James Tate
The disorganization
to which I currently belong
has skipped several meetings in a row
which is
a pattern I find almost fatally attractive.
Down at headquarters there's a
secretary
and a janitor who I shall call Suzie
and boy can she ever shoot
straight.
She'll shoot you straight in the eye if you ask her to.
I mow
the grass every other Saturday
and that's the day she polishes the
trivets
whether they need it or not, I don't know
if there is a name for
this kind of behavior,
hers or mine, but somebody once said something or
another.
That's why I joined up in the first place,
so somebody could
teach me a few useful phrases,
such as, "Good afternoon, my dear
anal-retentive Doctor,"
and "My, that is a lovely dictionary you have on,
Mrs.

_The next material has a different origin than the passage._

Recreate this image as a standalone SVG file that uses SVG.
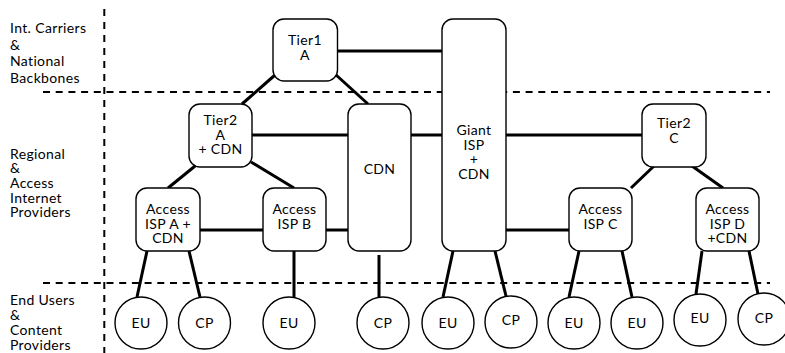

Smith."
Still, I hardly feel like functioning even on a brute
or
loutish level. My plants think I'm one of them,
and they don't look so good
themselves, or so
I tell them. I like to give them at least
several
reasons to be annoyed with me, it's how they exercise
their skinny
spectrum of emotions. Because.
That and cribbage. Often when I return from
the club
late at night, weary-laden, weary-winged, washed out,
I can
actually hear the nematodes working, sucking
the juices from the living cells
of my narcissus.
I have mentioned this to Suzie on several occasions.
Each
time she has backed away from me, panic-stricken
when really I was just
making a stab at conversation.
It is not my intention to alarm anyone, but
dear Lord
if I find a dead man in the road and his eyes
are crawling with
maggots, I refuse to say
have a nice day Suzie just because she's
desperate
and her life is a runaway carriage rushing toward a cliff
now
can I? Would you let her get away with that kind of crap?
Who are you anyway?
And what kind of disorganization is this?
Baron of the Holy Grail? Well it's
about time you got here.
I was worried, I was starting to fret.